Pour qui a vu le délicieux, doux et sensible Keeper, son premier film, ce n’est pas une surprise. Guillaume Senez est un réalisateur talentueux qui aime ses personnages et ses acteurs et les observent à la loupe pour en faire jaillir l’humanité brute. Le miracle qu’il produisait dans Keeper, si il n’était pas exempt de défauts inhérents à un premier film, n’en était pas moins prodigieux tant la vie, la vérité nue et la quintessence des personnages ressortaient du lot. Avec Nos Batailles présenté en séance spéciale à la Semaine de la Critique du Festival de Cannes 2018, il récidive, mais en partant d’un postulat que l’on dirait plus mur, plus dense, traversé d’éclats de sincérité et d’émotion qui étreignent le cœur et vous font traverser un grand huit émotionnel avec l’air de ne pas y toucher. Si Keeper parlait du poids des responsabilités qui pesaient sur de jeunes adolescents qui devenaient parents prématurément, Nos batailles s’appuie sur le vécu de Guillaume Senez et raconte également le poids de la paternité et des responsabilités écrasantes qui en découlent mais en s’intéressant cette fois-ci au père, chef d’équipe dans une usine qui se retrouve du jour au lendemain à devoir faire face au départ de sa femme et à devoir gérer le quotidien. Le sien, celui des ouvriers qu’il dirige et surtout celui de ses deux jeunes enfants.

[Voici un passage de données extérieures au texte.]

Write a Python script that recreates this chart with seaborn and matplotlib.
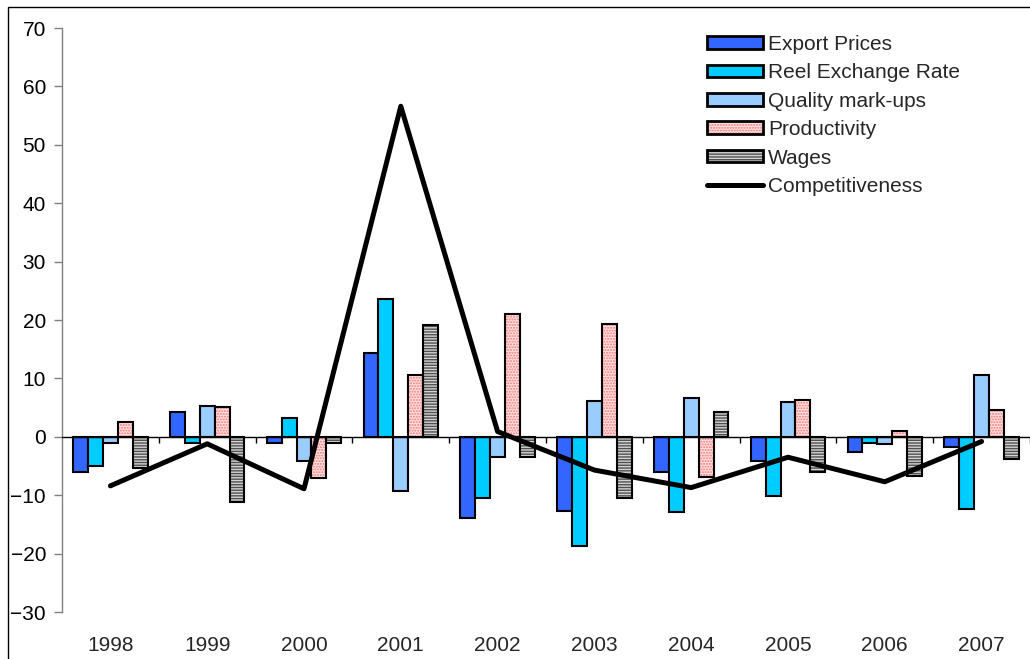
import numpy as np
import pandas as pd
import matplotlib
matplotlib.use("Agg")
import matplotlib.pyplot as plt
from matplotlib.patches import Patch, Rectangle
from matplotlib.lines import Line2D
from matplotlib.legend_handler import HandlerTuple
import seaborn as sns

# ---- data -------------------------------------------------------------
years = ["1998", "1999", "2000", "2001", "2002", "2003", "2004", "2005", "2006", "2007"]
export_prices = [-6.1, 4.2, -1.0, 14.3, -13.9, -12.7, -6.1, -4.1, -2.6, -1.8]
reel_exchange_rate = [-5.0, -1.0, 3.3, 23.6, -10.4, -18.7, -12.9, -10.2, -1.1, -12.3]
quality_markups = [-1.1, 5.3, -4.2, -9.3, -3.5, 6.1, 6.6, 6.0, -1.3, 10.5]
productivity = [2.6, 5.1, -7.1, 10.6, 21.1, 19.3, -6.8, 6.3, 1.0, 4.6]
wages = [-5.3, -11.1, -1.0, 19.2, -3.4, -10.5, 4.2, -6.1, -6.7, -3.8]
competitiveness = [-8.4, -1.2, -8.9, 56.6, 0.9, -5.7, -8.7, -3.5, -7.7, -0.8]

series_names = ["Export Prices", "Reel Exchange Rate", "Quality mark-ups",
                "Productivity", "Wages"]
series_values = [export_prices, reel_exchange_rate, quality_markups,
                 productivity, wages]
line_name = "Competitiveness"

# ---- styling ----------------------------------------------------------
face = {"Export Prices": "#3366FF", "Reel Exchange Rate": "#00CCFF",
        "Quality mark-ups": "#99CCFF", "Productivity": "#FFE2E2",
        "Wages": "#D2D2D2"}
hatch = {"Productivity": ("......", "#F07878"), "Wages": ("------", "#505050")}
edge_lw = 1.5
line_lw = 3.6

sns.set_theme(style="white")
plt.rcParams["font.family"] = ["Liberation Sans", "DejaVu Sans"]
plt.rcParams["hatch.linewidth"] = 1.0

df = pd.DataFrame(
    [(y, name, v) for name, vals in zip(series_names, series_values)
     for y, v in zip(years, vals)],
    columns=["year", "series", "value"],
)

fig = plt.figure(figsize=(10.30, 6.59), dpi=100)
ax = fig.add_axes([62 / 1030, 1 - 612 / 659, 1 - 62 / 1030, (612 - 28) / 659])

sns.barplot(data=df, x="year", y="value", hue="series", order=years,
            hue_order=series_names, palette=face, width=0.77, saturation=1,
            edgecolor="black", linewidth=edge_lw, legend=False, ax=ax, zorder=2)

# bars come out grouped by hue level, one per category
bars = list(ax.patches)
for i, name in enumerate(series_names):
    for p in bars[i * len(years):(i + 1) * len(years)]:
        if name in hatch:
            h, hc = hatch[name]
            p.set_hatch(h)
            p.set_edgecolor(hc)
            p.set_linewidth(0)
            ax.add_patch(Rectangle(p.get_xy(), p.get_width(), p.get_height(),
                                   fill=False, edgecolor="black",
                                   linewidth=edge_lw, zorder=2.5))

sns.lineplot(x=np.arange(len(years)), y=competitiveness, color="black",
             linewidth=line_lw, ax=ax, zorder=4, legend=False)

# ---- axes -------------------------------------------------------------
ax.set_ylim(-30, 70)
ax.set_xlim(-0.5, 9.378)
ax.set_yticks(np.arange(-30, 71, 10))
ax.set_xlabel("")
ax.set_ylabel("")
for s in ("top", "right"):
    ax.spines[s].set_visible(False)
ax.spines["left"].set_color("#808080")
ax.spines["left"].set_linewidth(1.0)
ax.spines["bottom"].set_position(("data", 0))
ax.spines["bottom"].set_color("black")
ax.spines["bottom"].set_linewidth(1.0)
ax.spines["bottom"].set_zorder(3)
ax.tick_params(axis="y", which="major", direction="out", length=5.5, width=1,
               color="#808080", labelsize=15, labelcolor="black", pad=6, left=True)
ax.set_xticks(np.arange(len(years)))
ax.set_xticks(np.arange(len(years)) + 0.5, minor=True)
ax.tick_params(axis="x", which="major", length=0, labelbottom=False)
ax.tick_params(axis="x", which="minor", direction="out", length=4.5, width=1,
               color="black", bottom=True)

sec = ax.secondary_xaxis(0)
sec.set_xticks(np.arange(len(years)), labels=years)
sec.tick_params(length=0, labelsize=15, pad=17)
sec.spines["bottom"].set_visible(False)

# ---- legend -----------------------------------------------------------
handles = []
for name in series_names:
    if name in hatch:
        h, hc = hatch[name]
        handles.append((Patch(facecolor=face[name], edgecolor=hc, hatch=h, linewidth=0),
                        Patch(fill=False, edgecolor="black", linewidth=2.0)))
    else:
        handles.append(Patch(facecolor=face[name], edgecolor="black", linewidth=2.0))
handles.append(Line2D([], [], color="black", linewidth=line_lw))
labels = series_names + [line_name]
ax.legend(handles, labels, handler_map={tuple: HandlerTuple(ndivide=1, pad=0)},
          loc="upper left", bbox_to_anchor=(707 / 1030, 1 - 35 / 659),
          bbox_transform=fig.transFigure, frameon=False, fontsize=15,
          handlelength=2.7, handleheight=0.56, handletextpad=0.24,
          labelspacing=0.45, borderpad=0, borderaxespad=0)

# ---- outer frame ------------------------------------------------------
fig.patches.append(Rectangle((7.5 / 1030, -0.1), 1.2, 1.1 - 6.5 / 659,
                             transform=fig.transFigure, fill=False,
                             edgecolor="black", linewidth=1.0))

fig.savefig("out.png", dpi=100)
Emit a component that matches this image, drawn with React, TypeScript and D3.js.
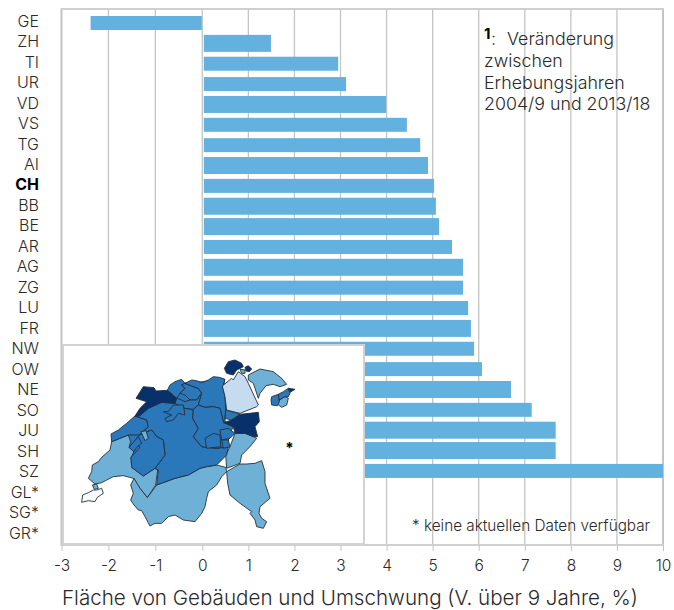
import * as d3 from "d3";
import { useRef, useEffect } from "react";

const cantons = ["GE","ZH","TI","UR","VD","VS","TG","AI","CH","BB","BE","AR","AG","ZG","LU","FR","NW","OW","NE","SO","JU","SH","SZ","GL*","SG*","GR*"];
const changes = [-2.38,1.49,2.95,3.12,3.99,4.44,4.73,4.9,5.03,5.07,5.14,5.42,5.66,5.66,5.77,5.83,5.9,6.07,6.7,7.15,7.67,7.67,10];
const tallRows = ["ZH","VD","AI","BB","BE","AG","FR","NE","JU","SH"];
const xTicks = [-3,-2,-1,0,1,2,3,4,5,6,7,8,9,10];
const noteLines = ["zwischen","Erhebungsjahren","2004/9 und 2013/18"];

// map outlines in its own 930x630 grid
const body = [[225,228],[322,151],[345,130],[495,118],[497,235],[505,320],[470,375],[290,435],[295,390],[215,340],[155,300]];
const vd = [[205,285],[212,305],[207,322],[222,335],[213,352],[215,382],[250,408],[285,385],[293,390],[287,435],[262,473],[240,445],[220,415],[190,407],[160,410],[140,420],[125,428],[105,432],[85,415],[95,395],[97,375],[115,365],[125,352],[150,330],[155,305]];
const ne = [[153,282],[175,270],[200,250],[225,228],[260,240],[265,260],[238,285],[205,285],[155,305]];
const ju = [[250,140],[282,143],[288,153],[322,151],[350,175],[345,190],[305,187],[265,205],[238,228],[225,228],[240,205],[260,185],[228,175]];
const be = [[225,228],[238,228],[265,205],[305,187],[345,190],[360,198],[375,205],[400,208],[398,235],[415,265],[400,290],[425,320],[470,325],[505,320],[500,345],[470,375],[440,380],[420,385],[385,405],[345,415],[290,435],[295,390],[285,385],[315,345],[310,300],[290,290],[275,270],[238,285],[265,260],[260,240]];
const fr = [[238,285],[275,270],[290,290],[310,300],[315,345],[285,385],[250,408],[215,382],[213,352],[240,322],[222,305]];
const frSpot = [[243,275],[258,272],[265,295],[255,302]];
const frEnclave = [[207,322],[222,305],[235,290],[245,310],[230,322],[222,335]];
const soPatch = [[310,215],[325,215],[340,195],[370,195],[375,225],[355,220],[340,240],[320,245],[315,235],[335,225],[320,220]];
const so = [[345,190],[350,175],[360,178],[375,185],[390,180],[410,180],[425,160],[415,195],[400,208],[375,205],[360,198]];
const bl = [[322,151],[330,135],[345,125],[365,118],[375,130],[365,135],[375,145],[360,160],[350,175]];
const blEast = [[375,130],[395,138],[415,145],[425,160],[410,180],[390,180],[375,165],[360,160],[375,145],[365,135]];
const ag = [[375,130],[395,120],[410,122],[425,128],[445,120],[460,110],[478,112],[495,118],[488,140],[495,170],[497,210],[495,235],[490,245],[480,205],[460,200],[435,202],[415,195],[425,160],[415,145],[395,138]];
const lu = [[400,208],[415,195],[435,202],[460,200],[480,205],[490,245],[520,260],[510,280],[505,300],[505,320],[470,325],[425,320],[400,290],[415,265],[398,235]];
const ow = [[435,295],[460,280],[480,285],[482,320],[440,325]];
const nw = [[480,270],[505,265],[525,280],[510,295],[485,300]];
const nwPatch = [[485,300],[505,300],[510,320],[490,325]];
const zh = [[487,138],[515,115],[520,120],[535,95],[555,110],[565,130],[595,195],[590,200],[540,220],[500,210],[495,170]];
const sh = [[493,85],[505,65],[525,60],[545,70],[550,80],[530,90],[520,105],[500,100]];
const shPiece = [[555,82],[565,77],[575,87],[568,95],[558,93]];
const tg = [[565,105],[600,87],[640,95],[665,115],[680,133],[660,140],[640,133],[618,137],[600,160],[595,175],[580,130],[565,120]];
const tgPiece = [[540,87],[555,90],[555,100],[545,100]];
const arWest = [[635,170],[655,163],[658,185],[652,197],[635,195],[633,180]];
const arRound = [[658,180],[675,170],[685,175],[680,195],[665,202],[653,193]];
const arEast = [[655,163],[670,155],[685,145],[690,160],[685,170],[675,170],[658,180]];
const aiTip = [[685,145],[705,148],[690,157]];
const sz = [[490,248],[515,240],[540,223],[595,217],[598,245],[585,260],[593,290],[580,290],[555,280],[525,280],[520,260]];
const zg = [[497,210],[540,222],[515,240],[495,235]];
const ur = [[525,280],[555,280],[580,290],[590,295],[570,320],[545,345],[540,370],[500,385],[497,345],[510,320]];
const ti = [[500,395],[540,372],[560,372],[585,370],[605,362],[615,395],[615,430],[630,475],[600,500],[597,520],[605,535],[620,545],[610,565],[590,560],[585,540],[570,520],[575,515],[540,490],[510,465],[503,430]];
const vs = [[290,435],[345,415],[385,405],[420,385],[440,380],[470,375],[497,382],[500,395],[485,410],[470,435],[445,455],[440,475],[435,500],[425,520],[405,545],[370,540],[345,525],[325,530],[305,550],[285,550],[270,558],[255,530],[245,512],[235,510],[222,495],[212,480],[220,460],[212,435],[222,415],[240,445],[262,473]];
const ge = [[68,465],[85,458],[100,450],[110,450],[125,445],[130,460],[112,472],[105,485],[85,482],[65,487]];
const gePiece = [[97,435],[110,432],[115,445],[103,448]];

const DARK = "#08306b";
const MID = "#2a78b9";
const LIGHT = "#6fb0d6";
const PALE = "#c6dbef";
const BLANK = "#f7fbff";

const mapLayers: [number[][], string][] = [
  [vd, LIGHT], [vs, LIGHT], [ti, LIGHT], [ur, LIGHT], [tg, LIGHT], [tgPiece, LIGHT], [arRound, LIGHT], [gePiece, LIGHT],
  [ne, MID], [be, MID], [fr, MID], [frEnclave, MID], [frSpot, LIGHT], [bl, MID], [blEast, MID], [so, MID], [soPatch, MID], [ag, MID], [lu, MID], [ow, MID], [nw, MID], [nwPatch, MID], [zg, MID], [arWest, MID], [arEast, MID],
  [zh, PALE], [ge, BLANK],
  [ju, DARK], [sz, DARK], [sh, DARK], [shPiece, DARK], [aiTip, DARK],
];

const FONT = "Inter, 'Liberation Sans', sans-serif";
const TEXT = "#2a2a2a";
const GRID = "#c4c4c4";

export default function App() {
  const width = 674;
  const height = 610;
  const top = 10;
  const bottom = 545;
  const gx = useRef<SVGGElement>(null);
  const gy = useRef<SVGGElement>(null);

  const x = d3.scaleLinear().domain([-3, 0, 10]).range([61.5, 202.3, 663]);
  const yBar = d3.scalePoint().domain(cantons).range([23, 532]);
  const yLabel = d3.scalePoint().domain(cantons).range([21, 533]);
  const mapX = d3.scaleLinear().domain([0, 930]).range([60, 370]);
  const mapY = d3.scaleLinear().domain([0, 630]).range([340, 550]);
  const outline = d3.line<number[]>().x((d) => mapX(d[0])).y((d) => mapY(d[1]));

  useEffect(() => {
    const ax = d3.select(gx.current!);
    ax.call(d3.axisBottom(x).tickValues(xTicks).tickFormat((d) => String(d)).tickSize(6).tickPadding(9) as any);
    ax.select(".domain").remove();
    ax.selectAll("line").attr("stroke", GRID);
    ax.selectAll("text").attr("font-size", 15.5).attr("font-family", FONT).attr("font-weight", 300).attr("fill", TEXT);

    const ay = d3.select(gy.current!);
    ay.call(d3.axisLeft(yLabel).tickSize(0).tickPadding(0) as any);
    ay.select(".domain").remove();
    ay.selectAll("text")
      .attr("font-size", 16)
      .attr("font-family", FONT)
      .attr("fill", (d: any) => (d === "CH" ? "#000" : TEXT))
      .attr("font-weight", (d: any) => (d === "CH" ? 700 : 300));
  }, []);

  return (
    <svg
      width={width}
      height={height}
      style={{ position: "absolute", left: 0, top: 0, background: "#fff" }}
    >
      {xTicks.map((t) => (
        <line key={t} x1={x(t)} x2={x(t)} y1={top} y2={bottom} stroke={GRID} strokeWidth={t === -3 || t === 10 ? 2 : 1.3} />
      ))}
      <line x1={60.5} x2={664} y1={top - 1} y2={top - 1} stroke="#cfcfcf" strokeWidth={2} />
      <line x1={60.5} x2={664} y1={bottom} y2={bottom} stroke="#cfcfcf" strokeWidth={2} />

      {changes.map((v, i) => {
        const c = cantons[i];
        const h = tallRows.includes(c) ? 17 : 14;
        const x0 = v < 0 ? x(v) : x(0) + 1.5;
        const x1 = v < 0 ? x(0) - 0.5 : x(v);
        return <rect key={c} x={x0} y={yBar(c)! - h / 2} width={x1 - x0} height={h} fill="#63b1de" />;
      })}

      <g ref={gx} transform={`translate(0,${bottom})`} />
      <g ref={gy} transform="translate(39,0)" />

      <rect x={63} y={345} width={301} height={199} fill="#fff" stroke="#d2d2d2" strokeWidth={2} />
      <path d={outline(body) + "Z"} fill={MID} />
      {mapLayers.map(([shape, fill], i) => (
        <path key={i} d={outline(shape) + "Z"} fill={fill} stroke="#25303c" strokeWidth={0.9} strokeLinejoin="round" />
      ))}
      <text x={mapX(688)} y={mapY(315) + 8} textAnchor="middle" fontFamily={FONT} fontWeight={700} fontSize={15} fill="#000">*</text>

      <g fontFamily={FONT} fontWeight={300} fontSize={17.8} fill={TEXT}>
        <text x={484} y={39} fontWeight={700} fontSize={15} fill="#000">1</text>
        <text x={491} y={45}>:</text>
        <text x={507} y={45}>Veränderung</text>
        {noteLines.map((line, i) => (
          <text key={line} x={484} y={67 + i * 21.5}>{line}</text>
        ))}
      </g>
      <text x={412} y={531} fontFamily={FONT} fontWeight={300} fontSize={15.3} fill={TEXT}>* keine aktuellen Daten verfügbar</text>
      <text x={350} y={605} textAnchor="middle" fontFamily={FONT} fontWeight={300} fontSize={20.6} fill={TEXT}>
        Fläche von Gebäuden und Umschwung (V. über 9 Jahre, %)
      </text>
    </svg>
  );
}
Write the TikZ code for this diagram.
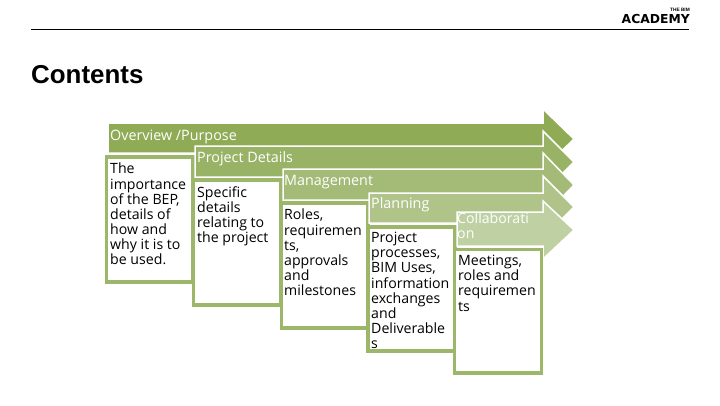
\documentclass[tikz,border=0pt]{standalone}
\usepackage{fontspec}
\setmainfont{Open Sans}
\newfontfamily\headfont{Liberation Sans}
\newfontfamily\logofont{DejaVu Sans}
\definecolor{barA}{HTML}{8FAB56}
\definecolor{barB}{HTML}{99B366}
\definecolor{barC}{HTML}{A3BB76}
\definecolor{barD}{HTML}{B0C48A}
\definecolor{barE}{HTML}{BFD0A2}
\definecolor{edgeG}{HTML}{9CB66A}
\newcommand{\arrowbar}[6]{% x0, top, bottom, headtop, tip y, colour
  \fill[#6,draw=white,line width=1.5bp] (#1,#2) -- (543,#2) -- (543,#4) -- (574,#5) -- (543,2*#5-#4) -- (543,#3) -- (#1,#3) -- cycle;}
\tikzset{
  x=1bp,y=-1bp,
  bartext/.style={anchor=west,text=white,font=\fontsize{14.4}{15}\selectfont,inner sep=0pt},
  bodytext/.style={anchor=north west,align=left,inner sep=0pt,text=black,font=\fontsize{14.2}{15.2}\selectfont},
  framebox/.style={draw=edgeG,line width=3.4bp,fill=white}
}
\begin{document}
\begin{tikzpicture}
\useasboundingbox (0,0) rectangle (720,405);
\fill[white] (0,0) rectangle (720,405);
% header
\coordinate (ruleL) at (31,29);
\coordinate (ruleR) at (689,29);
\draw[black,line width=0.8bp] (ruleL) -- (ruleR);
\node[anchor=base west,inner sep=0pt,font=\headfont\bfseries\fontsize{26}{28}\selectfont] (title) at (31,83) {Contents};
\node[anchor=base east,inner sep=0pt,font=\logofont\bfseries\fontsize{12.4}{14}\selectfont] (logo) at (690,23) {ACADEMY};
\node[anchor=base east,inner sep=0pt,font=\headfont\bfseries\fontsize{4.8}{5}\selectfont] (logosmall) at (690,11.5) {THE BIM};
% layers
\arrowbar{108}{123}{153}{109}{139}{barA}
\draw[framebox] (106.5,157) rectangle (193,282);
\arrowbar{195}{146}{177}{131}{162}{barB}
\draw[framebox] (193.5,180) rectangle (281,305);
\arrowbar{283}{169}{200}{153}{185}{barC}
\draw[framebox] (281.5,203) rectangle (368,328);
\arrowbar{369}{193}{223}{176}{207}{barD}
\draw[framebox] (368,227) rectangle (455,351);
\arrowbar{457}{212}{246}{201}{230}{barE}
\draw[framebox] (454.5,249.5) rectangle (541.5,373);
% labels
\node[bartext] (h1) at (110,137) {Overview /Purpose};
\node[bartext] (h2) at (197,159) {Project Details};
\node[bartext] (h3) at (284,182) {Management};
\node[bartext] (h4) at (371,205) {Planning};
\node[bodytext,text=white] (h5) at (457,212.5) {Collaborati\\on};
\node[bodytext] (b1) at (110,163) {The\\importance\\of the BEP,\\details of\\how and\\why it is to\\be used.};
\node[bodytext] (b2) at (197,186) {Specific\\details\\relating to\\the project};
\node[bodytext] (b3) at (284,209) {Roles,\\requiremen\\ts,\\approvals\\and\\milestones};
\node[bodytext] (b4) at (371,232) {Project\\processes,\\BIM Uses,\\information\\exchanges\\and\\Deliverable\\s};
\node[bodytext] (b5) at (458,255) {Meetings,\\roles and\\requiremen\\ts};
\end{tikzpicture}
\end{document}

Confronté à une situation qui le dépasse, débordé par ses activités syndicales, ce dernier se retrouve vite sous l’éteignoir et doit entamer des combats perpétuels autant personnels, professionnels que familiaux.
Écrit avec une plume acérée par Guillaume Senez et Raphaëlle Desplechin, Nos Batailles est un film qui dépeint avec beaucoup de précision et de justesse à la fois le monde du travail vu du côté des ouvriers, racontant en creux l’exploitation et le mépris dont ils sont victimes de la part du patronat mais aussi les gestes nécessaires d’un père de famille, la prévenance et la présence, des notions essentielles déléguées des années durant et avec lesquelles la réalité vous force à renouer. Avec une délicatesse infinie, le film avance au gré de situations qui s’entrecroisent, entre la pression sociale de l’entreprise (le spectre du licenciement, la petite chef menaçante, les conditions de travail déplorables…) et le deuxième travail, celui de père de famille, devant préparer les affaires le matin, faire à manger, veiller à ce que les devoirs soient faits, que le brossage des dents soit effectué ou à assurer les rendez-vous avec la maitresse d’école. C’est dans ce va-et-vient continuel entre ces deux emplois à plein temps que le film tire toute sa richesse et sa dimension bicéphale de film politique et sociétal. Nos Batailles montre avec plein d’à-propos la nécessité de vivre sa vie de famille et de s’en nourrir plutôt que de la délaisser au profit d’un emploi vorace et le scénario décrit brillamment la complexité et la dualité de ces deux situations.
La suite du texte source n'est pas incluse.